Sept ans après le crash du vol AH5017 d’Air Algérie au Mali, la compagnie espagnole Swiftair, propriétaire de l’avion, est renvoyée en correctionnelle en France pour « homicides involontaires », accusée de « négligences » dans la formation de ses pilotes.
La compagnie était la propriétaire du McDonnell Douglas MD-83, qu’elle avait loué avec l’équipage à Air Algérie. Le 24 juillet 2014, l’appareil qui effectuait un vol Ouagadougou-Alger s’était écrasé en plein Sahel, dans le nord du Mali, avec à son bord 110 passagers, dont 54 Français, 23 Burkinabés, des Libanais, des Algériens et six membres d’équipage, tous espagnols.
En pleine nuit, alors que l’aéronef traversait une zone intertropicale orageuse, la non-activation du système d’antigivrage avait conduit à la formation de cristaux de glace dans des capteurs de pression, entraînant la décélération automatique des moteurs, sans réaction appropriée de l’équipage et jusqu’au décrochage fatal.
Dans leur ordonnance de 109 pages, datée du 18 mai et consultée lundi par l’AFP, les juges d’instruction du pôle Accidents collectifs du tribunal de Paris estiment toutefois qu' »au-delà des dramatiques absences de réaction directement imputables aux pilotes, divers manquements de la part de la compagnie » ont joué un rôle dans l’accident.
Selon les magistrats, la compagnie doit être jugée pour « homicides involontaires par négligence et imprudence », faute d’avoir assuré « une formation suffisante à l’équipage, ce qui a contribué à sa non perception des conditions de vol extérieures, à sa non appréhension de la détérioration des paramètres moteurs, à sa non utilisation des moyens de protection de l’aéronef et à son manque de réaction adaptée face à l’apparition du décrochage ».
« La formation lacunaire dispensée aux pilotes n’a pas permis à ces derniers de réagir de manière adaptée et d’éviter l’accident », concluent les magistrats.
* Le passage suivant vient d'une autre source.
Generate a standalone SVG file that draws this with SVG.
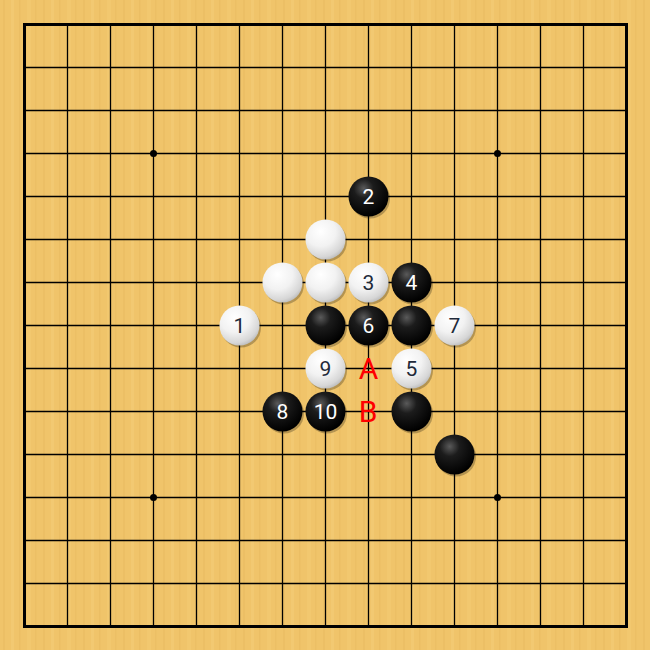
<svg xmlns="http://www.w3.org/2000/svg" width="650" height="650" viewBox="0 0 650 650">
<defs>
<pattern id="wood" width="40" height="650" patternUnits="userSpaceOnUse">
<rect width="40" height="650" fill="#F0C46A"/>
<rect x="3" width="2" height="650" fill="#E9BC62" opacity="0.6"/>
<rect x="11" width="3" height="650" fill="#F4CD78" opacity="0.6"/>
<rect x="19" width="1.5" height="650" fill="#E6B85E" opacity="0.5"/>
<rect x="27" width="4" height="650" fill="#F3CB74" opacity="0.5"/>
<rect x="35" width="1.5" height="650" fill="#E8BA60" opacity="0.5"/>
</pattern>
<radialGradient id="gb" cx="0.38" cy="0.3" r="0.7">
<stop offset="0" stop-color="#5a5a5a"/>
<stop offset="0.35" stop-color="#1c1c1c"/>
<stop offset="1" stop-color="#000"/>
</radialGradient>
<radialGradient id="gw" cx="0.38" cy="0.3" r="0.75">
<stop offset="0" stop-color="#ffffff"/>
<stop offset="0.5" stop-color="#f2f2f2"/>
<stop offset="0.85" stop-color="#d6d6d6"/>
<stop offset="1" stop-color="#b8b8b8"/>
</radialGradient>
<symbol id="b" overflow="visible"><circle cx="1.5" cy="2" r="20" fill="#000" opacity="0.25"/><circle r="20" fill="url(#gb)"/></symbol>
<symbol id="w" overflow="visible"><circle cx="1.5" cy="2" r="20" fill="#000" opacity="0.25"/><circle r="20" fill="url(#gw)"/></symbol>
</defs>
<style>
.g{stroke:#000;stroke-width:1.3}
.n{font-family:Roboto,"Liberation Sans",sans-serif;font-size:21px;text-anchor:middle;dominant-baseline:central}
.nb{fill:#fff}
.nw{fill:#1f2a3a}
.m{font-family:Roboto,"Liberation Sans",sans-serif;font-size:30px;fill:#ff0000;text-anchor:middle;dominant-baseline:central}
</style>
<rect width="650" height="650" fill="url(#wood)"/>
<g id="grid">
<path class="g" d="M67.5 24.5V626.5M110.5 24.5V626.5M153.5 24.5V626.5M196.5 24.5V626.5M239.5 24.5V626.5M282.5 24.5V626.5M325.5 24.5V626.5M368.5 24.5V626.5M411.5 24.5V626.5M454.5 24.5V626.5M497.5 24.5V626.5M540.5 24.5V626.5M583.5 24.5V626.5"/>
<path class="g" d="M24.5 67.5H626.5M24.5 110.5H626.5M24.5 153.5H626.5M24.5 196.5H626.5M24.5 239.5H626.5M24.5 282.5H626.5M24.5 325.5H626.5M24.5 368.5H626.5M24.5 411.5H626.5M24.5 454.5H626.5M24.5 497.5H626.5M24.5 540.5H626.5M24.5 583.5H626.5"/>
<rect x="24.5" y="24.5" width="602" height="602" fill="none" stroke="#000" stroke-width="3"/>
<circle cx="153.5" cy="153.5" r="3.5"/><circle cx="497.5" cy="153.5" r="3.5"/><circle cx="153.5" cy="497.5" r="3.5"/><circle cx="497.5" cy="497.5" r="3.5"/>
</g>
<g id="stones">
<g id="s2"><use href="#b" x="368.5" y="196.5"/><text class="n nb" x="368.5" y="196.5">2</text></g>
<g id="sw1"><use href="#w" x="325.5" y="239.5"/></g>
<g id="sw2"><use href="#w" x="282.5" y="282.5"/></g>
<g id="sw3"><use href="#w" x="325.5" y="282.5"/></g>
<g id="s3"><use href="#w" x="368.5" y="282.5"/><text class="n nw" x="368.5" y="282.5">3</text></g>
<g id="s4"><use href="#b" x="411.5" y="282.5"/><text class="n nb" x="411.5" y="282.5">4</text></g>
<g id="s1"><use href="#w" x="239.5" y="325.5"/><text class="n nw" x="239.5" y="325.5">1</text></g>
<g id="sb1"><use href="#b" x="325.5" y="325.5"/></g>
<g id="s6"><use href="#b" x="368.5" y="325.5"/><text class="n nb" x="368.5" y="325.5">6</text></g>
<g id="sb2"><use href="#b" x="411.5" y="325.5"/></g>
<g id="s7"><use href="#w" x="454.5" y="325.5"/><text class="n nw" x="454.5" y="325.5">7</text></g>
<g id="s9"><use href="#w" x="325.5" y="368.5"/><text class="n nw" x="325.5" y="368.5">9</text></g>
<g id="s5"><use href="#w" x="411.5" y="368.5"/><text class="n nw" x="411.5" y="368.5">5</text></g>
<g id="s8"><use href="#b" x="282.5" y="411.5"/><text class="n nb" x="282.5" y="411.5">8</text></g>
<g id="s10"><use href="#b" x="325.5" y="411.5"/><text class="n nb" x="325.5" y="411.5">10</text></g>
<g id="sb3"><use href="#b" x="411.5" y="411.5"/></g>
<g id="sb4"><use href="#b" x="454.5" y="454.5"/></g>
</g>
<g id="marks">
<text class="m" x="368.5" y="368.5">A</text>
<text class="m" x="368" y="411">B</text>
</g>
</svg>
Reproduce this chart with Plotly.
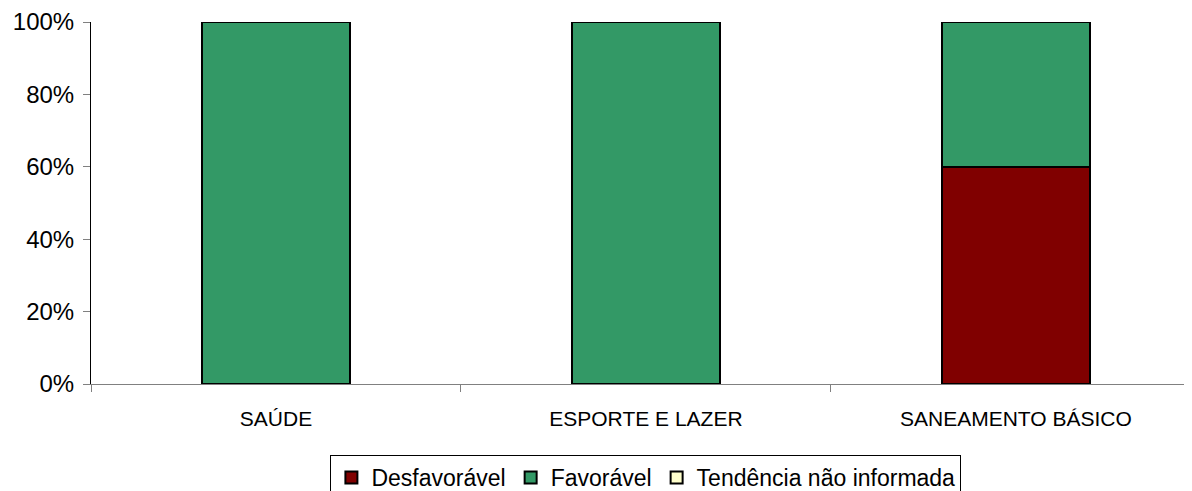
import plotly.graph_objects as go

categories = ["SAÚDE", "ESPORTE E LAZER", "SANEAMENTO BÁSICO"]
desfavoravel = [0, 0, 60]
favoravel = [100, 100, 40]
nao_informada = [0, 0, 0]

series = [
    ("Desfavorável", desfavoravel, "#800000"),
    ("Favorável", favoravel, "#339966"),
    ("Tendência não informada", nao_informada, "#FFFFCC"),
]

fig = go.Figure()
for name, vals, color in series:
    fig.add_trace(go.Bar(
        x=categories, y=vals, name=name,
        marker=dict(color=color, line=dict(color="black", width=2)),
        width=0.4,
    ))

fig.update_layout(
    barmode="stack",
    width=1184, height=483,
    margin=dict(l=83, r=0, t=14, b=107, autoexpand=False),
    plot_bgcolor="white", paper_bgcolor="white",
    font=dict(family="Liberation Sans, Arial, sans-serif", color="black"),
    legend=dict(
        orientation="h", x=0.504, xanchor="center", y=-0.196, yanchor="top",
        bordercolor="black", borderwidth=1, font=dict(size=23),
        itemwidth=30, traceorder="normal",
    ),
    showlegend=True,
)
fig.update_yaxes(
    range=[0, 100], dtick=20, ticksuffix="%", showgrid=False, zeroline=False,
    showline=True, linecolor="black", linewidth=1,
    ticks="outside", ticklen=7, tickcolor="#808080",
    tickfont=dict(size=24), automargin=False, ticklabelstandoff=4,
)
fig.update_xaxes(
    range=[-0.5, 2.476], showgrid=False,
    showline=True, linecolor="#808080", linewidth=1,
    ticks="outside", tickson="boundaries", ticklen=7, tickcolor="#808080",
    tickfont=dict(size=21), automargin=False, ticklabelstandoff=16,
)

fig.write_html("out.html")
« Economiser sur la sécurité »
L’ordonnance des juges est conforme aux réquisitions prises par le parquet de Paris le 3 juin 2020, qui relevait déjà les mêmes manquements: le commandant n’avait pas suivi la formation obligatoire à la gestion des ressources de l’équipage (CRM) ; sa copilote et lui, employés à titre saisonnier quelques mois par an, n’avaient pas reçu la formation prévue après une période d’inactivité ; le commandant, qui totalisait plus de 13.000 heures de vol, n’avait pas non plus suivi une des deux formations annuelles de contrôle (OPC) exigées par la réglementation.
Cette séance de simulateur, manquée en 2012, portait justement sur la révision des systèmes d’antigivrage et ce défaut de formation est « en lien certain avec l’accident », concluent les magistrats.
« Je ne peux qu’être atterré par la démonstration sans ambiguïté des juges d’instruction qui révèle de manière évidente que le commandant de bord ne devait pas réglementairement être en vol le jour de l’accident », a réagi auprès de l’AFP Me Sébastien Busy, avocat des associations AH5017-Ensemble et Fenvac, ainsi que de plusieurs familles de victimes.
« Pour économiser quelques séances de formation, on provoque le décès des 116 personnes se trouvant à bord », a-t-il dénoncé. « Le procès obligera les dirigeants de Swiftair à s’expliquer devant une juridiction pénale et surtout devant les familles des victimes sur ses choix et sa volonté de contourner la règlementation pour économiser sur la sécurité, à quel prix ! »
La compagnie madrilène, créée en 1986 et qui possède une flotte d’une cinquantaine d’avions, a contesté toute responsabilité depuis sa mise en examen le 29 juin 2017.
Elle estime que l’accident résulte d’une combinaison de facteurs extérieurs à sa responsabilité, notamment « les lacunes du manuel de vol sur la particularité du givrage par cristaux de glace » ainsi que « les lacunes de Boeing et de l’Agence européenne de la sécurité aérienne (AESA) sur le décrochage qui intervient soudainement sans alarme préalable », résume l’ordonnance.
« Ce renvoi permettra à la société Swiftair de pouvoir enfin être entendue, en ce qu’elle a déjà été l’objet d’une instruction complète et définitive en Espagne, qui s’était clôturée par un non-lieu », fait valoir l’avocate de la compagnie Me Rachel Lindon, interrogée par l’AFP. Un argument contesté par les magistrats français qui considèrent le non-lieu espagnol « provisoire » et non définitif.